Right now, I couldn’t care less about the shade of my skin or the tightness of my curl. My living room wall is covered with calendars, receipts and poetry. Each day when I get up my goal is to get at least one thing done that moves me forward, that brings me one step closer to my goals or pulls them closer to me. Each day when I get up my goal is to heal a little more, to settle a little further into this new body that is mine, that will always now be missing a chunk of the disc that used to cushion the space between L4 and L5. To guard against laziness, but give myself time. To listen and know when to say yes and when to say no. To do only what matters.
When I face my computer, my blog, my book, my thoughts blur. I see a jumble of past and present. I see fears and conflicting intentions. I see faces of strangers asking, “What is your memoir about?,” and faces of loved ones saying, “Good for you,” as their faces scrunch up wondering how they’ll be depicted. I see myself failing, receiving rejection after rejection. I see you waiting for a new post, thinking I have already failed. I see my once-a-week, Wednesday schedule disintegrating into dust as I languish on the sofa, painfully turning from the left to the right, straightening carefully as I stand, reluctantly, to go pee. I see my future children, becoming more of a dream and less of a reality.
So you see, right now I don’t care about race. I don’t care about gender. I don’t care about how and when and why I came out.
Right now I care about craigslist ads and temp agencies, savings accounts and credit unions. I care about Occupy Wall Street and police brutality. I care about freelance work and staying open to possibilities. I care about my mental health, calling the doctor, and being where I’m supposed to be when I’m supposed to be there.

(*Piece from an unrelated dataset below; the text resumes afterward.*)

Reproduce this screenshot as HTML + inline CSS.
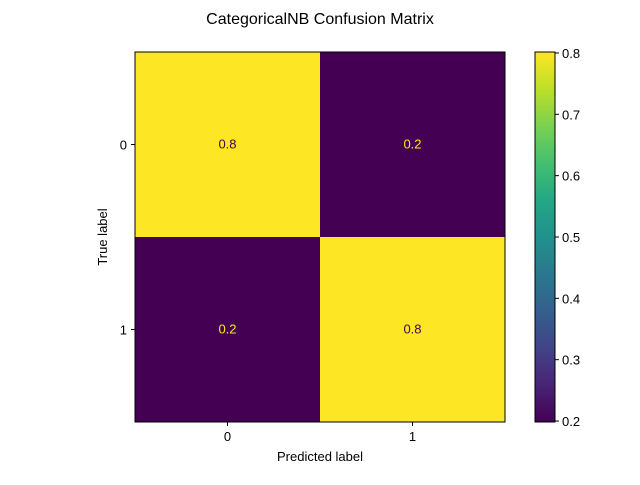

Right now I care about the changing leaves. About peaceful mornings and good nights sleep. I care about music and breath. Right now I care about love. I care about the fact that somehow, in the midst of chaos, I found out that there was love all around me. I care about concentrating on love and giving it room to multiply. I care about loving back.
I care about focusing on what’s good and not on what’s missing. I care about coming out of this very difficult year in one piece. Still black. Still white. Still mixed. Still female. Still queer. Still a writer.
Intact.
[visit my blog at www.whitegirlblackface.com]
Comment
Comment by Joy Amber on April 29, 2012 at 7:50am This is raw, real, and beautiful. I relate on so many levels; it would bore you to tears. I just posted a blog on Amberswann featuring India Aries,"Ready for Love" and her song would go perfect with this piece. This is what I am feeling. I am tired of caring about race, and everything you mentioned. I just found ME! I just found out I can love me; I can be in love with me, and it is a wonderful feeling. I have sat on the couch with self-hate zoned out on t.v. for years. There are so many other aspects of my life I want to focus on, that the other stuff just needs to take a hike.
Unlike you, I am struggling in the deep end with good husband and great kids holding on to the floaty...not the best idea I have ever had, but I was 21 and "knew it all." So am going in reverse and reading your truthful words gives me the light at the end of the long road, reminding me I am not alone. As soon I can get time, I must check out your work, you have a gift, keep spreading the truth!